TASK BRIEF: Reproduce each line of the listing exactly.

MATERIAL PROVIDED:
* start *
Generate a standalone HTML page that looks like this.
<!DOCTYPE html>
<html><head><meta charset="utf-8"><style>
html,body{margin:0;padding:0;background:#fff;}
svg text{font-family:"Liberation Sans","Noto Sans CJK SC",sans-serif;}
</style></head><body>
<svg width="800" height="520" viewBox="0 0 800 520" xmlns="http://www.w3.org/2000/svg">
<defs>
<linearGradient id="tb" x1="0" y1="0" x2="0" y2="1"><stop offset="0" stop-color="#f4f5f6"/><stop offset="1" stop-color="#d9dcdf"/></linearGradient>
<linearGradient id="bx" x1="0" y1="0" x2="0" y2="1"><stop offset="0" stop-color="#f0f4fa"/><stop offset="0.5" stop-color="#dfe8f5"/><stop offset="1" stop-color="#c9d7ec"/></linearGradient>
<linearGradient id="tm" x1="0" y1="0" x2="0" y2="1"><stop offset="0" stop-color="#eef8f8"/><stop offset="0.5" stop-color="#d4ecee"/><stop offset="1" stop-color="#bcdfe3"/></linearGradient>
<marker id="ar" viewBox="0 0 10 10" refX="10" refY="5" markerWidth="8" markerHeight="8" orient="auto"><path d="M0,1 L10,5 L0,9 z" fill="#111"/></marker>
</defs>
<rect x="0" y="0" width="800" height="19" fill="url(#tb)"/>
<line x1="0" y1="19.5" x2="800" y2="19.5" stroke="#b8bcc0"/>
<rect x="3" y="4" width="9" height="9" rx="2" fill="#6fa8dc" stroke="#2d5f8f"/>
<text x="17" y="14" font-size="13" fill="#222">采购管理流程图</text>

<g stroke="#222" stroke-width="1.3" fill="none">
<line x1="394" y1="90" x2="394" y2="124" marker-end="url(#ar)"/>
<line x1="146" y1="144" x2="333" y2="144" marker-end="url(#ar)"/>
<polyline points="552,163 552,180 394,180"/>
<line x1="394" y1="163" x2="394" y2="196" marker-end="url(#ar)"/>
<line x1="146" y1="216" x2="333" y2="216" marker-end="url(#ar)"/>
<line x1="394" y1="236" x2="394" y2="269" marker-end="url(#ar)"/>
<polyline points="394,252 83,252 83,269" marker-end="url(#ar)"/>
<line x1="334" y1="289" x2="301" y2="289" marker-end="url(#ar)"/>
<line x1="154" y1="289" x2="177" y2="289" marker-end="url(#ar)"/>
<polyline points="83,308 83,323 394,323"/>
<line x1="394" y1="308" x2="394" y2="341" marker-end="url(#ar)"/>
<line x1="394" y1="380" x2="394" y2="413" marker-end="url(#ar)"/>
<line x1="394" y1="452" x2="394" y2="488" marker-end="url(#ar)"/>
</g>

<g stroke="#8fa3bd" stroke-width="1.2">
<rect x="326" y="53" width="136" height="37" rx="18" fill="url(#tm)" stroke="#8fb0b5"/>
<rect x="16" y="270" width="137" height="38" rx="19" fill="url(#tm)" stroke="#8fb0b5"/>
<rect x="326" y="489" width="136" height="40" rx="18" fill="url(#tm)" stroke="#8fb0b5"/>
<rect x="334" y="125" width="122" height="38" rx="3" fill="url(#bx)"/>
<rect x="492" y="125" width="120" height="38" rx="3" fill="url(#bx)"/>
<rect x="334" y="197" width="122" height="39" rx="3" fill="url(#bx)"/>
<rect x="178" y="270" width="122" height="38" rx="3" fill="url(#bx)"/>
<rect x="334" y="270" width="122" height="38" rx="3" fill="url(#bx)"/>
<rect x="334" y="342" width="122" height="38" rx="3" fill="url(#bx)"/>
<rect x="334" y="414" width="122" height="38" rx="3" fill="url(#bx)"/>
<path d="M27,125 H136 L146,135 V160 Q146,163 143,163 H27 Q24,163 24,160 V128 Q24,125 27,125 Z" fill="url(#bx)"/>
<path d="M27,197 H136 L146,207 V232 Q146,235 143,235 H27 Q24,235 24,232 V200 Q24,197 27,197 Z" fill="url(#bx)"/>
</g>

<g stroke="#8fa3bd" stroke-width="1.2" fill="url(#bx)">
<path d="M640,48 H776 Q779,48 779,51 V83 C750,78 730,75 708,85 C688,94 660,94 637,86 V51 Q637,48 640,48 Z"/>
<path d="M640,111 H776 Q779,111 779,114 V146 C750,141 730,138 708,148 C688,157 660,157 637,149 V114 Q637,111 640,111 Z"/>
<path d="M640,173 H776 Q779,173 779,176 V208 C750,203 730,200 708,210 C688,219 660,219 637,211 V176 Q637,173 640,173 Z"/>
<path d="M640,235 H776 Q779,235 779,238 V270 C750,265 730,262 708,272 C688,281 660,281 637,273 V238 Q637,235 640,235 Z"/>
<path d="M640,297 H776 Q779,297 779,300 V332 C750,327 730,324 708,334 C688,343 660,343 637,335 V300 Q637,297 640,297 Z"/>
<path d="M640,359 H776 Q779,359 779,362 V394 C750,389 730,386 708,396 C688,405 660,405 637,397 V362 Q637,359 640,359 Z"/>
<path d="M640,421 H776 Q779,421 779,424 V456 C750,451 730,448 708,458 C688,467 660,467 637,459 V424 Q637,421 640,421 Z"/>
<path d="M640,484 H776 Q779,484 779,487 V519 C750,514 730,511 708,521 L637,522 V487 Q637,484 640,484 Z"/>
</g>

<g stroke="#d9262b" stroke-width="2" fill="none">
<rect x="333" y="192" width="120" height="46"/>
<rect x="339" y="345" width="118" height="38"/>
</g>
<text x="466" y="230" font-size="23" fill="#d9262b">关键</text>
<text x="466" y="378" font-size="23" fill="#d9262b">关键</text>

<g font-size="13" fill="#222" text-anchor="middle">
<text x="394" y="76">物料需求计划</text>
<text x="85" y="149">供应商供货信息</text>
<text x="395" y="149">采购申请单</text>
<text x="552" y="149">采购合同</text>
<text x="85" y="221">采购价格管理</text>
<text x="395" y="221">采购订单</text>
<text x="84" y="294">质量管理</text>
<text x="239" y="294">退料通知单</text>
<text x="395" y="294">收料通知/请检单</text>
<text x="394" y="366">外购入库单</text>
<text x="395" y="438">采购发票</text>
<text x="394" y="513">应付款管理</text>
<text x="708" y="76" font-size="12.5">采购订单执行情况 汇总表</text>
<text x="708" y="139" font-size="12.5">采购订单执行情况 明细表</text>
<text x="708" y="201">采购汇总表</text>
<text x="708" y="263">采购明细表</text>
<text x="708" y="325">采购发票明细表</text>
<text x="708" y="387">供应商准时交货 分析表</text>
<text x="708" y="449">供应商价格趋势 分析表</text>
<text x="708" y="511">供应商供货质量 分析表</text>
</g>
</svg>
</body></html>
* end *
THE RESPONSE:
Generate a standalone HTML page that looks like this.
<!DOCTYPE html>
<html><head><meta charset="utf-8"><style>
html,body{margin:0;padding:0;background:#fff;}
svg text{font-family:"Liberation Sans","Noto Sans CJK SC",sans-serif;}
</style></head><body>
<svg width="800" height="520" viewBox="0 0 800 520" xmlns="http://www.w3.org/2000/svg">
<defs>
<linearGradient id="tb" x1="0" y1="0" x2="0" y2="1"><stop offset="0" stop-color="#f4f5f6"/><stop offset="1" stop-color="#d9dcdf"/></linearGradient>
<linearGradient id="bx" x1="0" y1="0" x2="0" y2="1"><stop offset="0" stop-color="#f0f4fa"/><stop offset="0.5" stop-color="#dfe8f5"/><stop offset="1" stop-color="#c9d7ec"/></linearGradient>
<linearGradient id="tm" x1="0" y1="0" x2="0" y2="1"><stop offset="0" stop-color="#eef8f8"/><stop offset="0.5" stop-color="#d4ecee"/><stop offset="1" stop-color="#bcdfe3"/></linearGradient>
<marker id="ar" viewBox="0 0 10 10" refX="10" refY="5" markerWidth="8" markerHeight="8" orient="auto"><path d="M0,1 L10,5 L0,9 z" fill="#111"/></marker>
</defs>
<rect x="0" y="0" width="800" height="19" fill="url(#tb)"/>
<line x1="0" y1="19.5" x2="800" y2="19.5" stroke="#b8bcc0"/>
<rect x="3" y="4" width="9" height="9" rx="2" fill="#6fa8dc" stroke="#2d5f8f"/>
<text x="17" y="14" font-size="13" fill="#222">采购管理流程图</text>

<g stroke="#222" stroke-width="1.3" fill="none">
<line x1="394" y1="90" x2="394" y2="124" marker-end="url(#ar)"/>
<line x1="146" y1="144" x2="333" y2="144" marker-end="url(#ar)"/>
<polyline points="552,163 552,180 394,180"/>
<line x1="394" y1="163" x2="394" y2="196" marker-end="url(#ar)"/>
<line x1="146" y1="216" x2="333" y2="216" marker-end="url(#ar)"/>
<line x1="394" y1="236" x2="394" y2="269" marker-end="url(#ar)"/>
<polyline points="394,252 83,252 83,269" marker-end="url(#ar)"/>
<line x1="334" y1="289" x2="301" y2="289" marker-end="url(#ar)"/>
<line x1="154" y1="289" x2="177" y2="289" marker-end="url(#ar)"/>
<polyline points="83,308 83,323 394,323"/>
<line x1="394" y1="308" x2="394" y2="341" marker-end="url(#ar)"/>
<line x1="394" y1="380" x2="394" y2="413" marker-end="url(#ar)"/>
<line x1="394" y1="452" x2="394" y2="488" marker-end="url(#ar)"/>
</g>

<g stroke="#8fa3bd" stroke-width="1.2">
<rect x="326" y="53" width="136" height="37" rx="18" fill="url(#tm)" stroke="#8fb0b5"/>
<rect x="16" y="270" width="137" height="38" rx="19" fill="url(#tm)" stroke="#8fb0b5"/>
<rect x="326" y="489" width="136" height="40" rx="18" fill="url(#tm)" stroke="#8fb0b5"/>
<rect x="334" y="125" width="122" height="38" rx="3" fill="url(#bx)"/>
<rect x="492" y="125" width="120" height="38" rx="3" fill="url(#bx)"/>
<rect x="334" y="197" width="122" height="39" rx="3" fill="url(#bx)"/>
<rect x="178" y="270" width="122" height="38" rx="3" fill="url(#bx)"/>
<rect x="334" y="270" width="122" height="38" rx="3" fill="url(#bx)"/>
<rect x="334" y="342" width="122" height="38" rx="3" fill="url(#bx)"/>
<rect x="334" y="414" width="122" height="38" rx="3" fill="url(#bx)"/>
<path d="M27,125 H136 L146,135 V160 Q146,163 143,163 H27 Q24,163 24,160 V128 Q24,125 27,125 Z" fill="url(#bx)"/>
<path d="M27,197 H136 L146,207 V232 Q146,235 143,235 H27 Q24,235 24,232 V200 Q24,197 27,197 Z" fill="url(#bx)"/>
</g>

<g stroke="#8fa3bd" stroke-width="1.2" fill="url(#bx)">
<path d="M640,48 H776 Q779,48 779,51 V83 C750,78 730,75 708,85 C688,94 660,94 637,86 V51 Q637,48 640,48 Z"/>
<path d="M640,111 H776 Q779,111 779,114 V146 C750,141 730,138 708,148 C688,157 660,157 637,149 V114 Q637,111 640,111 Z"/>
<path d="M640,173 H776 Q779,173 779,176 V208 C750,203 730,200 708,210 C688,219 660,219 637,211 V176 Q637,173 640,173 Z"/>
<path d="M640,235 H776 Q779,235 779,238 V270 C750,265 730,262 708,272 C688,281 660,281 637,273 V238 Q637,235 640,235 Z"/>
<path d="M640,297 H776 Q779,297 779,300 V332 C750,327 730,324 708,334 C688,343 660,343 637,335 V300 Q637,297 640,297 Z"/>
<path d="M640,359 H776 Q779,359 779,362 V394 C750,389 730,386 708,396 C688,405 660,405 637,397 V362 Q637,359 640,359 Z"/>
<path d="M640,421 H776 Q779,421 779,424 V456 C750,451 730,448 708,458 C688,467 660,467 637,459 V424 Q637,421 640,421 Z"/>
<path d="M640,484 H776 Q779,484 779,487 V519 C750,514 730,511 708,521 L637,522 V487 Q637,484 640,484 Z"/>
</g>

<g stroke="#d9262b" stroke-width="2" fill="none">
<rect x="333" y="192" width="120" height="46"/>
<rect x="339" y="345" width="118" height="38"/>
</g>
<text x="466" y="230" font-size="23" fill="#d9262b">关键</text>
<text x="466" y="378" font-size="23" fill="#d9262b">关键</text>

<g font-size="13" fill="#222" text-anchor="middle">
<text x="394" y="76">物料需求计划</text>
<text x="85" y="149">供应商供货信息</text>
<text x="395" y="149">采购申请单</text>
<text x="552" y="149">采购合同</text>
<text x="85" y="221">采购价格管理</text>
<text x="395" y="221">采购订单</text>
<text x="84" y="294">质量管理</text>
<text x="239" y="294">退料通知单</text>
<text x="395" y="294">收料通知/请检单</text>
<text x="394" y="366">外购入库单</text>
<text x="395" y="438">采购发票</text>
<text x="394" y="513">应付款管理</text>
<text x="708" y="76" font-size="12.5">采购订单执行情况 汇总表</text>
<text x="708" y="139" font-size="12.5">采购订单执行情况 明细表</text>
<text x="708" y="201">采购汇总表</text>
<text x="708" y="263">采购明细表</text>
<text x="708" y="325">采购发票明细表</text>
<text x="708" y="387">供应商准时交货 分析表</text>
<text x="708" y="449">供应商价格趋势 分析表</text>
<text x="708" y="511">供应商供货质量 分析表</text>
</g>
</svg>
</body></html>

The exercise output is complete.